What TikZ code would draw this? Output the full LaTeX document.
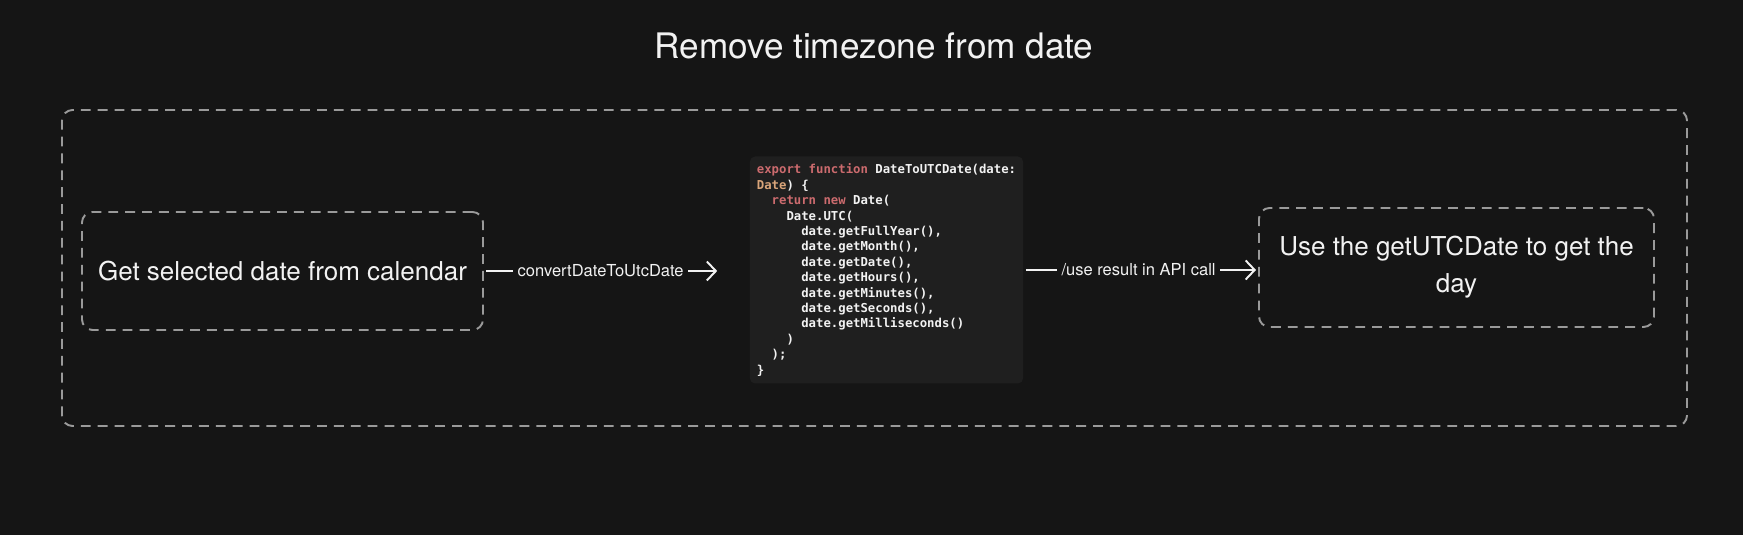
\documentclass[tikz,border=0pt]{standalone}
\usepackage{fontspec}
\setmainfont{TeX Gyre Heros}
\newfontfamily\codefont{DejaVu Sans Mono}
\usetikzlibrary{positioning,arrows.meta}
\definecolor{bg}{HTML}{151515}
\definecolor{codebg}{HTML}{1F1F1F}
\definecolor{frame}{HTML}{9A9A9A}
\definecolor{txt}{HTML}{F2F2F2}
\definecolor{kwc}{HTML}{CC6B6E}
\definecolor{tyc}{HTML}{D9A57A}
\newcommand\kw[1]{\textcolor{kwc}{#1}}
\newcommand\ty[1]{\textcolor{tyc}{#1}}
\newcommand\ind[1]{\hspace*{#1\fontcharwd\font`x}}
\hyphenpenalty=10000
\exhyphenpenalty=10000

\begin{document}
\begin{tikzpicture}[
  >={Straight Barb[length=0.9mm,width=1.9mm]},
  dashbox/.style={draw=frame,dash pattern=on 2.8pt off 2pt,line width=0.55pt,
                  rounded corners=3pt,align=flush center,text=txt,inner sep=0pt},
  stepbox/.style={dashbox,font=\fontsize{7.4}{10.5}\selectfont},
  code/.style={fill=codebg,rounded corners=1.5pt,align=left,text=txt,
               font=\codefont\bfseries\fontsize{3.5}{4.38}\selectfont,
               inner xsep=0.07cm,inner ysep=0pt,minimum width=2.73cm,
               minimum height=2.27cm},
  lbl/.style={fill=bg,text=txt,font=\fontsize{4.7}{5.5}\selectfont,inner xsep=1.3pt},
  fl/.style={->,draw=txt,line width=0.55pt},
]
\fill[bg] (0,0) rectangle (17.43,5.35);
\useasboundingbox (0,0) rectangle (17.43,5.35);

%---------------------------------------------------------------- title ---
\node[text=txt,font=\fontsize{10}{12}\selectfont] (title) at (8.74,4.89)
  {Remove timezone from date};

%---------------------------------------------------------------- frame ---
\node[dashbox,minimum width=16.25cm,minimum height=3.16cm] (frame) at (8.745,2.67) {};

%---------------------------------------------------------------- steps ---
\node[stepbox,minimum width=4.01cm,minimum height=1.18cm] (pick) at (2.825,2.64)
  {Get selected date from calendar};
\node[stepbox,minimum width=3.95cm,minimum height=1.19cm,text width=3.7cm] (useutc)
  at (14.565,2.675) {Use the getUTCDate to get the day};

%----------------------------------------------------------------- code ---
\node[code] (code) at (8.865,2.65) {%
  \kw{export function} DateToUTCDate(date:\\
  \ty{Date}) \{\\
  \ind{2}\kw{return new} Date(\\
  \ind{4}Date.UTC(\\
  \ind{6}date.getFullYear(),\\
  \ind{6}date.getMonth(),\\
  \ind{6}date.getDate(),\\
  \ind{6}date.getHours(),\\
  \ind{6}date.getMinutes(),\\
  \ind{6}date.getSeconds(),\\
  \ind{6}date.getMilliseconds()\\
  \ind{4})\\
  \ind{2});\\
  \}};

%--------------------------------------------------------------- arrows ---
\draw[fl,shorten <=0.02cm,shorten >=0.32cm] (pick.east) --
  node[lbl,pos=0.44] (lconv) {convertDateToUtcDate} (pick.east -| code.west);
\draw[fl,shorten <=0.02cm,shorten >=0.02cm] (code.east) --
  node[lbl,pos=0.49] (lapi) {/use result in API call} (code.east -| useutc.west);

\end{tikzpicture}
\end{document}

◆ ◆ ◆ ◆ ◆

Give the data above again in full and unchanged, skipping the pictures.

*SOLUTION TO THIS EXERCISE:*
What TikZ code would draw this? Output the full LaTeX document.
\documentclass[tikz,border=0pt]{standalone}
\usepackage{fontspec}
\setmainfont{TeX Gyre Heros}
\newfontfamily\codefont{DejaVu Sans Mono}
\usetikzlibrary{positioning,arrows.meta}
\definecolor{bg}{HTML}{151515}
\definecolor{codebg}{HTML}{1F1F1F}
\definecolor{frame}{HTML}{9A9A9A}
\definecolor{txt}{HTML}{F2F2F2}
\definecolor{kwc}{HTML}{CC6B6E}
\definecolor{tyc}{HTML}{D9A57A}
\newcommand\kw[1]{\textcolor{kwc}{#1}}
\newcommand\ty[1]{\textcolor{tyc}{#1}}
\newcommand\ind[1]{\hspace*{#1\fontcharwd\font`x}}
\hyphenpenalty=10000
\exhyphenpenalty=10000

\begin{document}
\begin{tikzpicture}[
  >={Straight Barb[length=0.9mm,width=1.9mm]},
  dashbox/.style={draw=frame,dash pattern=on 2.8pt off 2pt,line width=0.55pt,
                  rounded corners=3pt,align=flush center,text=txt,inner sep=0pt},
  stepbox/.style={dashbox,font=\fontsize{7.4}{10.5}\selectfont},
  code/.style={fill=codebg,rounded corners=1.5pt,align=left,text=txt,
               font=\codefont\bfseries\fontsize{3.5}{4.38}\selectfont,
               inner xsep=0.07cm,inner ysep=0pt,minimum width=2.73cm,
               minimum height=2.27cm},
  lbl/.style={fill=bg,text=txt,font=\fontsize{4.7}{5.5}\selectfont,inner xsep=1.3pt},
  fl/.style={->,draw=txt,line width=0.55pt},
]
\fill[bg] (0,0) rectangle (17.43,5.35);
\useasboundingbox (0,0) rectangle (17.43,5.35);

%---------------------------------------------------------------- title ---
\node[text=txt,font=\fontsize{10}{12}\selectfont] (title) at (8.74,4.89)
  {Remove timezone from date};

%---------------------------------------------------------------- frame ---
\node[dashbox,minimum width=16.25cm,minimum height=3.16cm] (frame) at (8.745,2.67) {};

%---------------------------------------------------------------- steps ---
\node[stepbox,minimum width=4.01cm,minimum height=1.18cm] (pick) at (2.825,2.64)
  {Get selected date from calendar};
\node[stepbox,minimum width=3.95cm,minimum height=1.19cm,text width=3.7cm] (useutc)
  at (14.565,2.675) {Use the getUTCDate to get the day};

%----------------------------------------------------------------- code ---
\node[code] (code) at (8.865,2.65) {%
  \kw{export function} DateToUTCDate(date:\\
  \ty{Date}) \{\\
  \ind{2}\kw{return new} Date(\\
  \ind{4}Date.UTC(\\
  \ind{6}date.getFullYear(),\\
  \ind{6}date.getMonth(),\\
  \ind{6}date.getDate(),\\
  \ind{6}date.getHours(),\\
  \ind{6}date.getMinutes(),\\
  \ind{6}date.getSeconds(),\\
  \ind{6}date.getMilliseconds()\\
  \ind{4})\\
  \ind{2});\\
  \}};

%--------------------------------------------------------------- arrows ---
\draw[fl,shorten <=0.02cm,shorten >=0.32cm] (pick.east) --
  node[lbl,pos=0.44] (lconv) {convertDateToUtcDate} (pick.east -| code.west);
\draw[fl,shorten <=0.02cm,shorten >=0.02cm] (code.east) --
  node[lbl,pos=0.49] (lapi) {/use result in API call} (code.east -| useutc.west);

\end{tikzpicture}
\end{document}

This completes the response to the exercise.